As for me, I, too, ignored the West Side Story OBC album, my six-year-old sensibilities accurately gleaning from its cover art that it contained no songs to which I could do The Twist.
Natalie Wood as Maria

Richard Beymer as Tony
The opportunity to see West Side Story for the first time came in the fall of 1968 when the 10-time Oscar-winning film was given a national re-release before being sold to television (and to coincide with/cash-in-on the October 1968 release of Franco Zeffirelli's Romeo and Juliet). I was then 11 years old and remember West Side Story was playing at our neighborhood movie house (the Castro Theater in San Francisco) for a single one-week engagement during the Thanksgiving holiday. In a rare gesture inspired, I suspect, by the theater’s close proximity and the prolonged underfoot proximity of a bunch of restless kids at home on Thanksgiving break; my parents decided to treat us all (me and my three sisters) to a rare family night out at the movies. 
Rita Moreno as Anita

George Chakiris as Bernardo
Going to the movies at night with my parents always felt like a big event and a little magical to me. For one, we all had to get dressed up. Plus, it was nice going by warm car instead of walking or having to catch a bus. But my favorite thing, and what really made going to the movies at night feel magical was the bright neon and colored lights of the theater marquee and lobby. As often as we kids had attended screenings at the Castro on weekend afternoons, the familiarly ornate theater looked totally different at night. More like a palace or castle. With parents along, we didn't have to ration out our allowance money for popcorn and candy, and best of all, we got the major thrill of being able to sit in the balcony. A place our parents forbid us to go when we were on our own because—according to mom—the balcony is where all the troublemaking kids sat. 
Russ Tamblyn as Riff
While I was overjoyed to be going to the movies that night, I don’t recall being particularly enthusiastic about seeing West Side Story. I still didn't know much about it, and what little I did (shots of Natalie Wood & Richard Beymer clinging to each other with their mouths open on a fire escape) didn't suggest a whole lot of laughs. But having gone to see Peter Sellers several times in Casino Royale (1967) earlier that year and later in The World of Henry Orient (1964) on TV,  the movie I was most excited about seeing was the one the Castro paired with West Side Story on a double-bill: Blake Edwards' The Party (1968) - in which Peter Sellers plays an Indian actor who comically destroys a Hollywood party. 
Screened first, I loved The Party and think it's one of Sellers' best. However, looking back I have to say that was one weird double-feature: Welcome to four full hours of ethnic cosplay and brownface!

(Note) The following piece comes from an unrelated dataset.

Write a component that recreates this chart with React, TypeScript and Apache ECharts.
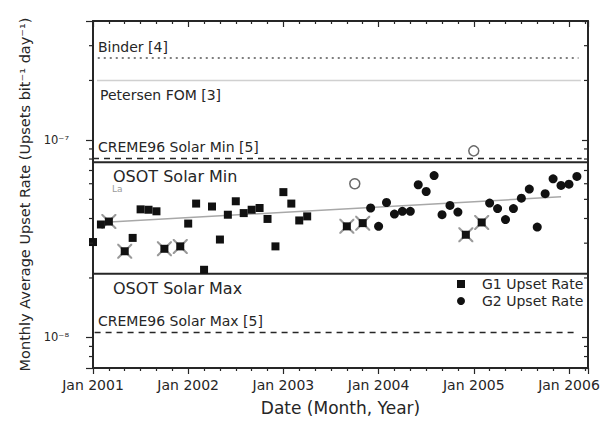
import React, { useEffect, useRef } from 'react';
import * as echarts from 'echarts';

const FONT = '"DejaVu Sans", sans-serif';
const INK = '#262626';

// G1 upset rate (squares), monthly
const g1Months = [
  '2001-01', '2001-02', '2001-03', '2001-05', '2001-06', '2001-07', '2001-08', '2001-09', '2001-10', '2001-12',
  '2002-01', '2002-02', '2002-03', '2002-04', '2002-05', '2002-06', '2002-07', '2002-08', '2002-09', '2002-10',
  '2002-11', '2002-12', '2003-01', '2003-02', '2003-03', '2003-04', '2003-09', '2003-11', '2004-12', '2005-02',
];
const g1Values = [
  3.04e-8, 3.73e-8, 3.86e-8, 2.73e-8, 3.19e-8, 4.45e-8, 4.43e-8, 4.35e-8, 2.81e-8, 2.89e-8,
  3.77e-8, 4.76e-8, 2.2e-8, 4.6e-8, 3.13e-8, 4.18e-8, 4.89e-8, 4.26e-8, 4.43e-8, 4.52e-8,
  3.98e-8, 2.89e-8, 5.44e-8, 4.76e-8, 3.91e-8, 4.1e-8, 3.65e-8, 3.79e-8, 3.31e-8, 3.82e-8,
];

// G2 upset rate (circles), monthly
const g2Months = [
  '2003-12', '2004-01', '2004-02', '2004-03', '2004-04', '2004-05', '2004-06', '2004-07', '2004-08', '2004-09',
  '2004-10', '2004-11', '2005-03', '2005-04', '2005-05', '2005-06', '2005-07', '2005-08', '2005-09', '2005-10',
  '2005-11', '2005-12', '2006-01', '2006-02',
];
const g2Values = [
  4.52e-8, 3.65e-8, 4.82e-8, 4.21e-8, 4.35e-8, 4.35e-8, 5.93e-8, 5.48e-8, 6.6e-8, 4.18e-8,
  4.66e-8, 4.31e-8, 4.79e-8, 4.49e-8, 3.95e-8, 4.49e-8, 5.07e-8, 5.64e-8, 3.62e-8, 5.34e-8,
  6.35e-8, 5.88e-8, 5.97e-8, 6.53e-8,
];

// open circles
const openMonths = ['2003-10', '2005-01'];
const openValues = [6.0e-8, 8.8e-8];

// G1 months flagged with a cross
const crossedMonths = ['2001-03', '2001-05', '2001-10', '2001-12', '2003-09', '2003-11', '2004-12', '2005-02'];

// trend fit
const trendMonths = ['2001-02', '2005-12'];
const trendValues = [3.82e-8, 5.15e-8];

// reference levels (month index extent from Jan 2001)
const refNames = ['Binder [4]', 'Petersen FOM [3]', 'CREME96 Solar Min [5]', 'OSOT Solar Min', 'OSOT Solar Max', 'CREME96 Solar Max [5]'];
const refValues = [2.6e-7, 2.0e-7, 8.05e-8, 7.7e-8, 2.1e-8, 1.06e-8];
const refStart = [0.6, 0.5, 0, 0, 0, 0.2];
const refEnd = [61.2, 61.5, 61.6, 62.4, 62.4, 61.0];

const xTickLabels = ['Jan 2001', 'Jan 2002', 'Jan 2003', 'Jan 2004', 'Jan 2005', 'Jan 2006'];
const yMinorTicks = [8e-9, 9e-9, 2e-8, 3e-8, 4e-8, 5e-8, 6e-8, 7e-8, 8e-8, 9e-8, 2e-7, 3e-7];

const X_MIN = 0;
const X_MAX = 62.4;
const Y_MIN = 7e-9;
const Y_MAX = 4e-7;

const monthIndex = (s: string) => {
  const [y, m] = s.split('-').map(Number);
  return (y - 2001) * 12 + (m - 1);
};

const SUP: Record<string, string> = { '-': '\u207B', '0': '\u2070', '1': '\u00B9', '2': '\u00B2', '3': '\u00B3', '4': '\u2074', '5': '\u2075', '6': '\u2076', '7': '\u2077', '8': '\u2078', '9': '\u2079' };
const sup = (n: number) => String(n).split('').map((c) => SUP[c] || c).join('');

const refStyles = [
  { color: '#555', width: 1.5, type: [2, 4] },
  { color: '#d0d0d0', width: 1.5, type: 'solid' },
  { color: INK, width: 1.5, type: [6, 5] },
  { color: INK, width: 2, type: 'solid' },
  { color: INK, width: 2, type: 'solid' },
  { color: INK, width: 1.5, type: [6, 5] },
];

const CROSS = 'path://M0,0L1.6,0L8,6.4L14.4,0L16,0L16,1.6L9.6,8L16,14.4L16,16L14.4,16L8,9.6L1.6,16L0,16L0,14.4L6.4,8L0,1.6Z';

export default function App() {
  const ref = useRef<HTMLDivElement>(null);
  useEffect(() => {
    if (!ref.current) return;
    const chart = echarts.init(ref.current, undefined, { renderer: 'svg' });

    const g1Data = g1Months.map((m, i) => [monthIndex(m), g1Values[i]]);
    const g2Data = g2Months.map((m, i) => [monthIndex(m), g2Values[i]]);
    const openData = openMonths.map((m, i) => [monthIndex(m), openValues[i]]);
    const crossData = crossedMonths.map((m) => [monthIndex(m), g1Values[g1Months.indexOf(m)]]);
    const trendData = trendMonths.map((m, i) => [monthIndex(m), trendValues[i]]);

    const xCommon = {
      type: 'value',
      min: X_MIN,
      max: X_MAX,
      interval: 12,
      splitLine: { show: false },
      axisLine: { show: true, onZero: false, lineStyle: { color: INK, width: 2 } },
      minorTick: { show: true, splitNumber: 6, length: 3, lineStyle: { color: INK, width: 1.2 } },
      minorSplitLine: { show: false },
    };
    const yCommon = {
      type: 'log',
      logBase: 10,
      min: Y_MIN,
      max: Y_MAX,
      splitLine: { show: false },
      axisLine: { show: true, onZero: false, lineStyle: { color: INK, width: 2 } },
    };

    const refSeries = refNames.map((name, i) => ({
      type: 'line',
      name: 'ref-' + name,
      data: [[refStart[i], refValues[i]], [refEnd[i], refValues[i]]],
      symbol: 'none',
      silent: true,
      z: 1,
      lineStyle: { color: refStyles[i].color, width: refStyles[i].width, type: refStyles[i].type as any },
    }));

    const labelStyle = (size: number, color = INK) => ({ fontFamily: FONT, fontSize: size, fill: color, verticalAlign: 'middle', align: 'left' });

    chart.setOption({
      animation: false,
      grid: { left: 93, right: 22, top: 21, bottom: 50, containLabel: false },
      xAxis: [
        {
          ...xCommon,
          position: 'bottom',
          name: 'Date (Month, Year)',
          nameLocation: 'middle',
          nameGap: 31,
          nameTextStyle: { fontFamily: FONT, fontSize: 17, color: INK },
          axisTick: { show: true, inside: false, length: 6, lineStyle: { color: INK, width: 1.2 } },
          axisLabel: {
            margin: 10,
            fontFamily: FONT,
            fontSize: 14,
            color: INK,
            formatter: (v: number) => (Math.abs(v % 12) < 1e-6 ? xTickLabels[Math.round(v / 12)] || '' : ''),
          },
        },
        {
          ...xCommon,
          position: 'top',
          axisTick: { show: true, inside: true, length: 6, lineStyle: { color: INK, width: 1.2 } },
          axisLabel: { show: false },
        },
      ],
      yAxis: [
        {
          ...yCommon,
          position: 'left',
          name: 'Monthly Average Upset Rate (Upsets bit\u207B\u00B9 day\u207B\u00B9)',
          nameLocation: 'middle',
          nameGap: 56,
          nameTextStyle: { fontFamily: FONT, fontSize: 14.5, color: INK },
          axisTick: { show: true, inside: false, length: 7, lineStyle: { color: INK, width: 1.2 } },
          axisLabel: {
            margin: 24,
            fontFamily: FONT,
            fontSize: 11.5,
            color: INK,
            formatter: (v: number) => {
              const e = Math.log10(v);
              const r = Math.round(e);
              return Math.abs(e - r) < 1e-6 ? '10' + sup(r) : '';
            },
          },
        },
        {
          ...yCommon,
          position: 'right',
          axisTick: { show: true, inside: true, length: 6, lineStyle: { color: INK, width: 1.2 } },
          axisLabel: { show: false },
        },
      ],
      legend: {
        orient: 'vertical',
        left: 457,
        top: 277,
        padding: 0,
        itemWidth: 8,
        itemHeight: 8,
        itemGap: 3,
        data: ['G1 Upset Rate', 'G2 Upset Rate'],
        textStyle: { fontFamily: FONT, fontSize: 14, color: INK, padding: [0, 0, 0, 12] },
      },
      graphic: [
        { type: 'text', x: 98, y: 47, silent: true, style: { text: refNames[0], ...labelStyle(14) } },
        { type: 'text', x: 100, y: 95, silent: true, style: { text: refNames[1], ...labelStyle(14) } },
        { type: 'text', x: 98, y: 147, silent: true, style: { text: refNames[2], ...labelStyle(14) } },
        { type: 'text', x: 113, y: 176, silent: true, style: { text: refNames[3], ...labelStyle(16) } },
        { type: 'text', x: 112, y: 189, silent: true, style: { text: 'La', ...labelStyle(9, '#9a9a9a') } },
        { type: 'text', x: 113, y: 288, silent: true, style: { text: refNames[4], ...labelStyle(16) } },
        { type: 'text', x: 98, y: 321, silent: true, style: { text: refNames[5], ...labelStyle(14) } },
      ],
      series: [
        ...refSeries,
        {
          type: 'line',
          name: 'trend',
          data: trendData,
          symbol: 'none',
          silent: true,
          z: 2,
          lineStyle: { color: '#a8a8a8', width: 1.5 },
        },
        {
          type: 'scatter',
          name: 'cross',
          data: crossData,
          symbol: CROSS,
          symbolSize: 15,
          z: 3,
          itemStyle: { color: '#9a9a9a', opacity: 1 },
        },
        {
          type: 'scatter',
          name: 'G1 Upset Rate',
          data: g1Data,
          symbol: 'rect',
          symbolSize: 8,
          z: 4,
          itemStyle: { color: '#111', opacity: 1 },
        },
        {
          type: 'scatter',
          name: 'G2 Upset Rate',
          data: g2Data,
          symbol: 'circle',
          symbolSize: 9,
          z: 4,
          itemStyle: { color: '#111', opacity: 1 },
        },
        {
          type: 'scatter',
          name: 'open',
          data: openData,
          symbol: 'circle',
          symbolSize: 10,
          z: 4,
          itemStyle: { color: '#fff', borderColor: '#6a6a6a', borderWidth: 1.5, opacity: 1 },
        },
        {
          type: 'custom',
          name: 'yMinorTicks',
          silent: true,
          clip: false,
          z: 5,
          data: yMinorTicks.map((v) => [X_MIN, v]),
          renderItem: (params: any, api: any) => {
            const p = api.coord([X_MIN, api.value(1)]);
            const cs = params.coordSys;
            const st = { stroke: INK, lineWidth: 1.2 };
            return {
              type: 'group',
              children: [
                { type: 'line', shape: { x1: cs.x - 4, y1: p[1], x2: cs.x, y2: p[1] }, style: st },
                { type: 'line', shape: { x1: cs.x + cs.width - 4, y1: p[1], x2: cs.x + cs.width, y2: p[1] }, style: st },
              ],
            };
          },
        },
      ],
    });

    return () => chart.dispose();
  }, []);

  return <div ref={ref} style={{ position: 'fixed', left: 0, top: 0, width: 610, height: 421, background: '#fff' }} />;
}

(On a side note: the movie booked to follow West Side Story’s one-week engagement at the Castro was Rosemary’s Baby. So being traumatized by that film's spooky theatrical trailer was another memory I took away with me that evening.)
The 1968 West Side Story re-release was shown minus the overture and intermission of its 1961 roadshow engagements, but it was presented in breathtaking widescreen (a welcome change from our 20-inch B&W console TV), eye-popping color (growing up seeing 95% of all entertainments in grayscale, a bigger thrill than you might think), and with stereo sound that fairly lifted me out of my seat. But none of these things would have mattered if the film they buttressed hadn’t measured up to the fanfare. And on that score, West Side Story fairly blew the roof off the Castro Theater that night.
A phenomenal film experience, West Side Story was like nothing I’d ever seen (granted, at 11, the list of things I'd never seen was pretty extensive, but you get my point). I couldn't think of any movies I'd seen that looked even remotely like West Side Story. From that astounding 8-minute Prologue that sets the stage and establishes the film's stylized realism and visual vocabulary of saturated colors, to the vivid elegance of its cinematography and evocative use of music, it was obvious from West Side Story's jaw-dropping first frames (those aerial views of New York!) that it was a breed apart from the kind of musicals being turned into films at the time (Bells Are Ringing, Flower Drum Song, The Music Man). Even its innovative score…classical, operatic, jazzy...one unforgettable song after another--didn’t sound much like the other musicals (Bye Bye Birdie, The Sound of Music). 
And the dancing. Had there ever been such engagingly witty, extraordinarily exhilarating dance sequences? Electrifying ensemble dance numbers that were genuine showstoppers, not because of empty spectacle, but because dance, music, cinematography, and editing were in simultaneous, seamless service to character, emotion, and the dramatic flow of the narrative. In the large-scare numbers, every dancer is doing more than dancing...they're acting, they're revealing character, they're giving a performance. There's so much detail to take in and so much "business" going on in every corner of the frame, it feels like this 1961 movie was made for the digital age of the freeze-frame. To watch the way Rita Moreno and George Chakiris look at each other when they dance is to learn everything you need to know about the relationship between Anita and Bernardo.
My first goosebump moment in the movie came when West Side Story, heretofore rooted in a kind of lyrical reality, bursts into magical fantasy when Maria's twirl in the dress shop leads to one of the most heavenly scene transitions in musical cinema.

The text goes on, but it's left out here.